Glass Half Empty
What if a glass of water was, all of a sudden, literally half empty?
—Vittorio Iacovella
The pessimist is probably more right about how it turns out than the optimist.
When people say “glass half empty”, they usually mean something like a glass containing equal parts water and air:
Traditionally, the optimist sees the glass as half full while the pessimist sees it as half empty. This has spawned a zillion joke variants—e.g., the engineer sees a glass that’s twice as big as it needs to be, the surrealist sees a giraffe eating a necktie, etc.
But what if the empty half of the glass were actually empty—a vacuum? (Even a vacuum arguably isn’t truly empty, but that’s a question for quantum semantics.)
The vacuum would definitely not last long. But exactly what happens depends on a key question that nobody usually bothers to ask: Which half is empty?
For our scenario, we’ll imagine three different half-empty glasses, and follow what happens to them microsecond by microsecond.
In the middle is the traditional air/water glass. On the right is a glass like the traditional one, except the air is replaced by a vacuum. The glass on the left is half full of water and half empty—but it’s the bottom half that’s empty.
We’ll imagine the vacuums appear at time t=0.
For the first handful of microseconds, nothing happens. On this timescale, even the air molecules are nearly stationary.
For the most part, air molecules jiggle around at speeds of a few hundred meters per second. But at any given time, some happen to be moving faster than others. The fastest few are moving at over 1000 meters per second. These are the first to drift into the vacuum in the glass on the right.
The vacuum on the left is surrounded by barriers, so air molecules can’t easily get in. The water, being a liquid, doesn’t expand to fill the vacuum in the same way air does. However, in the vacuum of the glasses, it does start to boil, slowly shedding water vapor into the empty space.
While the water on the surface in both glasses starts to boil away, in the glass on the right, the air rushing in stops it before it really gets going. The glass on the left continues to fill with a very faint mist of water vapor.

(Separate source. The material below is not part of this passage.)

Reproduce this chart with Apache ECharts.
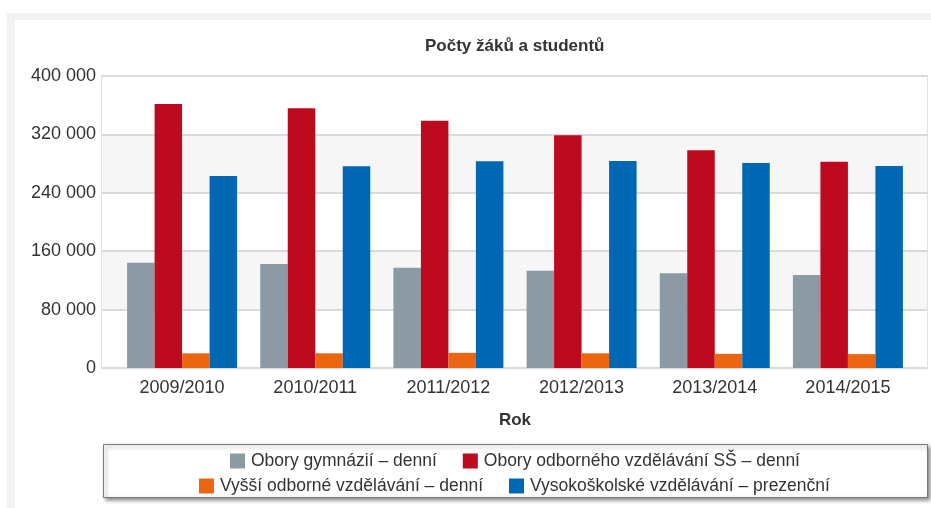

After a few hundred microseconds, the air rushing into the glass on the right fills the vacuum completely and rams into the surface of the water, sending a pressure wave through the liquid. The sides of the glass bulge slightly, but they contain the pressure and do not break. A shockwave reverberates through the water and back into the air, joining the turbulence already there.
The shockwave from the vacuum collapse takes about a millisecond to spread out through the other two glasses. The glass and water both flex slightly as the wave passes through them. In a few more milliseconds, it reaches the humans’ ears as a loud bang.

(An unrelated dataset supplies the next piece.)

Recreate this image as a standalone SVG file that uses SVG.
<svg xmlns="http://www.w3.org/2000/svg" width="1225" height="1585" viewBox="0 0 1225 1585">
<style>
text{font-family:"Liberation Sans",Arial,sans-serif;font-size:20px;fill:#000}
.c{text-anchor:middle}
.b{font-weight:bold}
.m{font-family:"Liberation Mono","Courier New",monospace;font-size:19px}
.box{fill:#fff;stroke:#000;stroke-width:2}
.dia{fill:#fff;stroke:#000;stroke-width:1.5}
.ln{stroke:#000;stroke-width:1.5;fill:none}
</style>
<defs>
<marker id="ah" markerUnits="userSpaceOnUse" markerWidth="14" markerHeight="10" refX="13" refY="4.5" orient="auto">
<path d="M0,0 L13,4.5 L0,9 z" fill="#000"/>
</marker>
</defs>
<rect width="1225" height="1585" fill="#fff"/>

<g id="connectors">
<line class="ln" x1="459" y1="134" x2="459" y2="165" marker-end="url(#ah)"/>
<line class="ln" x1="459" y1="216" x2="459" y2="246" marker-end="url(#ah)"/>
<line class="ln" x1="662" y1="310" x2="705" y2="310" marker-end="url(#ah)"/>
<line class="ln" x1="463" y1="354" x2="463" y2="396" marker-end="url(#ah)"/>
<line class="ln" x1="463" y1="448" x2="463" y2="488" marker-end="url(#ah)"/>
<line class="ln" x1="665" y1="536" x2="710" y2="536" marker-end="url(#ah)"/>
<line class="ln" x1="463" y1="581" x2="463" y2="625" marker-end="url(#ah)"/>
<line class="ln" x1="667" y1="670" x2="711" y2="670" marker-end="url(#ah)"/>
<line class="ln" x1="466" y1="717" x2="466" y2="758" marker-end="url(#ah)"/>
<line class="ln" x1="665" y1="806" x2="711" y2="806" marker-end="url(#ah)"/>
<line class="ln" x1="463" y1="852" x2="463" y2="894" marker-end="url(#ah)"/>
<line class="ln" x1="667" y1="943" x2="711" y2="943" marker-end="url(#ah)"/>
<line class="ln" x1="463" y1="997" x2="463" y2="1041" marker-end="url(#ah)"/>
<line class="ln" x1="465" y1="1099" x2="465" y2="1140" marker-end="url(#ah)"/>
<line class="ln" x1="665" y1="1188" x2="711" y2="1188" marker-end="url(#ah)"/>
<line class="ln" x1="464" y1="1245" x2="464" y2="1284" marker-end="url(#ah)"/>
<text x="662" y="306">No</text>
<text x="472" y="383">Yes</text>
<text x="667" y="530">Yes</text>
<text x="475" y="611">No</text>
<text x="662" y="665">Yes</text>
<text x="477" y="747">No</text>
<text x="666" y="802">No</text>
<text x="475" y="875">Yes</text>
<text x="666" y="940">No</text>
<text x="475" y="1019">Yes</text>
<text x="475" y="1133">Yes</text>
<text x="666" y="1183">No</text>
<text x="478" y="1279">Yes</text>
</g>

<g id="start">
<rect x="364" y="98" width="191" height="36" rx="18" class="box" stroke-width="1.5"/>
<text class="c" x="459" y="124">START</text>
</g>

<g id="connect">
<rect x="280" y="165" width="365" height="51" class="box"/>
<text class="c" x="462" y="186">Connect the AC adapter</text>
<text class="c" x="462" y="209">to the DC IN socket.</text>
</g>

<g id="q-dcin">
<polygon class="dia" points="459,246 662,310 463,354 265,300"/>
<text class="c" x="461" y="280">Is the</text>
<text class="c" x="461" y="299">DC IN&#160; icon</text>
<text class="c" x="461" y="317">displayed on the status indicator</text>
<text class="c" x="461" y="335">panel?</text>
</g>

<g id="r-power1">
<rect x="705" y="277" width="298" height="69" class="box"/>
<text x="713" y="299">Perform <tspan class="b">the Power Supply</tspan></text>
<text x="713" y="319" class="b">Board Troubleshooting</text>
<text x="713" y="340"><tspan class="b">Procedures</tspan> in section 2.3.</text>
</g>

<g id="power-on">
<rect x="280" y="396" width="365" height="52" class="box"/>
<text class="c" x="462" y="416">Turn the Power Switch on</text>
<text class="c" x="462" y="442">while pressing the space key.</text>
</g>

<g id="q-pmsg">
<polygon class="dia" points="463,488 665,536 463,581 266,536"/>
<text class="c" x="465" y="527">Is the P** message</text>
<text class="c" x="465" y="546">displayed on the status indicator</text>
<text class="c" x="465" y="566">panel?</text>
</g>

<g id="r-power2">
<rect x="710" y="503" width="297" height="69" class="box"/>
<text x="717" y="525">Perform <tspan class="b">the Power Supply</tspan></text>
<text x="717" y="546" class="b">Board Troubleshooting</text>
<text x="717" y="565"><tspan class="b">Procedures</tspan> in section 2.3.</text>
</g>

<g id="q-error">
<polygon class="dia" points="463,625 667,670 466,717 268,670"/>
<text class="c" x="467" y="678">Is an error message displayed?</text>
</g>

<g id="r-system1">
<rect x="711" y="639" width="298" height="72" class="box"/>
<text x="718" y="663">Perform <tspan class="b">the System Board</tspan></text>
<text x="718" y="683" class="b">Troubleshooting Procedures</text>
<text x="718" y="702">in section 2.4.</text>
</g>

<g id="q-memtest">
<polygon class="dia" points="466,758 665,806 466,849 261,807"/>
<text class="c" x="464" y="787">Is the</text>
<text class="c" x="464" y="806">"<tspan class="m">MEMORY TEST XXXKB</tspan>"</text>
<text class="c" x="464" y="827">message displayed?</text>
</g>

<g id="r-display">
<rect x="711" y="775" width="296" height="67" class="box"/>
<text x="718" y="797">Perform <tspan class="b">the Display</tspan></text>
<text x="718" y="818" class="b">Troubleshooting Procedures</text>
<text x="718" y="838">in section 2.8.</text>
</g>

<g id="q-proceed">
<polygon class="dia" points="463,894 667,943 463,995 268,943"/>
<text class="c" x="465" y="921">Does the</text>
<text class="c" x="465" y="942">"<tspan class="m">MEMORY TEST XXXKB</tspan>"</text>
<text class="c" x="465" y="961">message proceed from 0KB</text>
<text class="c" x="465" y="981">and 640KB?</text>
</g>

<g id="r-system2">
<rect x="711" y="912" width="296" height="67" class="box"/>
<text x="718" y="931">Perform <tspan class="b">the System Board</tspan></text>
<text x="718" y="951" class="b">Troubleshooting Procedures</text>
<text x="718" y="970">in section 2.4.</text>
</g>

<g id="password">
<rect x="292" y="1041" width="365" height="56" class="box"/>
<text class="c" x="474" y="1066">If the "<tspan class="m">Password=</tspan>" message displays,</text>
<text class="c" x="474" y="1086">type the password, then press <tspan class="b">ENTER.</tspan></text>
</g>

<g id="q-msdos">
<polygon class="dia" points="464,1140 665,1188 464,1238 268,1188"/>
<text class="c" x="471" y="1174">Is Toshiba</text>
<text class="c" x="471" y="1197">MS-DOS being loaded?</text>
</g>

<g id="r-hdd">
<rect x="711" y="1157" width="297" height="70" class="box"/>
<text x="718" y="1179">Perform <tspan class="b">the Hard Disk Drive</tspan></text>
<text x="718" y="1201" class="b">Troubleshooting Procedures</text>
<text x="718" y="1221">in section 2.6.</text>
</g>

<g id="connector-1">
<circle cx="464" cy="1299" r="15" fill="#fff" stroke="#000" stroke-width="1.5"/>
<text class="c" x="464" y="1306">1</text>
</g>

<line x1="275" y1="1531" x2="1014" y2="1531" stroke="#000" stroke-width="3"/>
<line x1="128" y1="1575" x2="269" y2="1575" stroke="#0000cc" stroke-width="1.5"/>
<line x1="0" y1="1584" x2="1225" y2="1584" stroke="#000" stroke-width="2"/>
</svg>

Around this time, the glass on the left starts to visibly lift into the air.
The air pressure is trying to squeeze the glass and water together. This is the force we think of as suction. The vacuum on the right didn’t last long enough for the suction to lift the glass, but since air can’t get into the vacuum on the left, the glass and the water begin to slide toward each other.
The boiling water has filled the vacuum with a very small amount of water vapor. As the space gets smaller, the buildup of water vapor slowly increases the pressure on the water’s surface. Eventually, this will slow the boiling, just like higher air pressure would.
However, the glass and water are now moving too fast for the vapor buildup to matter. Less than ten milliseconds after the clock started, they’re flying toward each other at several meters per second. Without a cushion of air between them—only a few wisps of vapor—the water smacks into the bottom of the glass like a hammer.
Water is very nearly incompressible, so the impact isn’t spread out—it comes as a single sharp shock. The momentary force on the glass is immense, and it breaks.
This “water hammer” effect (which is also responsible for the “clunk” you sometimes hear in old plumbing when you turn off the faucet) can be seen in the well-known party trick (recorded on Mythbusters, analyzed in physics classes, and demonstrated in countless student dorms) of smacking the top of a glass bottle to blow out the bottom.
When the bottle is struck, it’s pushed suddenly downward. The liquid inside doesn’t respond to the suction (air pressure) right away—much like in our scenario—and a gap briefly opens up. It’s a small vacuum—a few fractions of an inch thick—but when it closes, the shock breaks the bottom of the bottle.
In our situation, the forces would be more than enough to destroy even the heaviest drinking glasses.
The bottom is carried downward by the water and thunks against the table. The water splashes around it, spraying droplets and glass shards in all directions.
Meanwhile, the detached upper portion of the glass continues to rise.
After half a second, the observers, hearing a pop, have begun to flinch. Their heads lift involuntarily to follow the rising movement of the glass.
The glass has just enough speed to bang against the ceiling, breaking into fragments…
… which, their momentum now spent, return to the table.
The lesson: If the optimist says the glass is half full, and the pessimist says the glass is half empty, the physicist ducks.